Have you tried Avalanche Bark yet? In case you’re not familiar with it, Avalanche Bark is a concoction that comes to us courtesy of the tasty and wonderful Rocky Mountain Chocolate Factory. A year or so ago, I stumbled upon a recipe for it on one of my favorite baking blogs, and I’ve been making my version of it ever since.
The best way to describe this creation is a jacked-up Rice Krispies treat. If you like those, you’re pretty much guaranteed to love Avalanche Bark. And the recipe itself couldn’t be easier. The only problem is that I sometimes have trouble cutting these into nicely formed squares – which is why I decided to improvise when my last batch came apart on me a lot during the portioning process. So half of my Avalanche Bark became Avalanche Balls. And you know what? That really didn’t end up being a problem.
Avalanche Bark
Recipe from Brown Eyed Baker
Ingredients:
12 ounces white chocolate, finely chopped
1/2 cup smooth peanut butter
1 and 1/2 cups Rice Krispies
1 and 1/2 cups miniature marshmallows
1/2 cup miniature chocolate chips
Method:
- Line an 8×8 baking pan with parchment paper and set aside. Place the miniature chocolate chips on a plate and store in the freezer until ready to use.
- Combine the white chocolate and peanut butter in a medium bowl and microwave on 50% power in 30-second increments, stirring after each zap, until completely melted.

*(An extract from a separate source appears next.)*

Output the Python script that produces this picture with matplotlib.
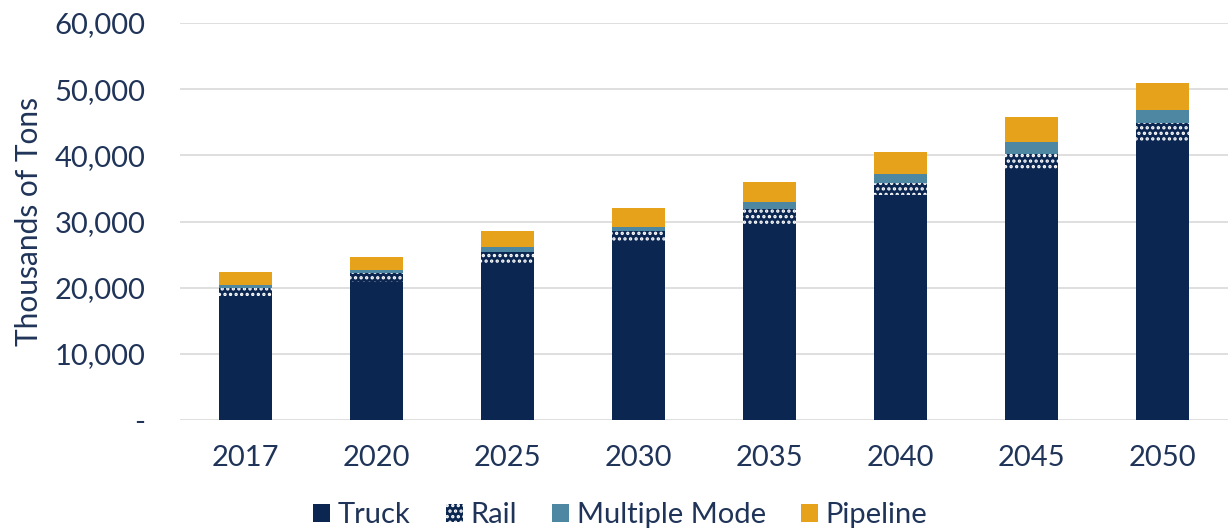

Remove from microwave, stir in Rice Krispies, and let the mixture cool for about 15-20 minutes.
- Stir in the miniature marshmallows followed by the miniature chocolate chips.
- Pour the mixture into your prepared pan and press into an even layer. Refrigerate for 30 minutes, or until set.
- Use a very sharp knife to cut into squares. If your mixture comes apart on you, don’t worry – just use your fingers to form it into balls and stick your new creations back into the fridge to reset that way.
- Store your Avalanche Bark in the fridge in an airtight container. It’ll keep for several days if you don’t devour it first.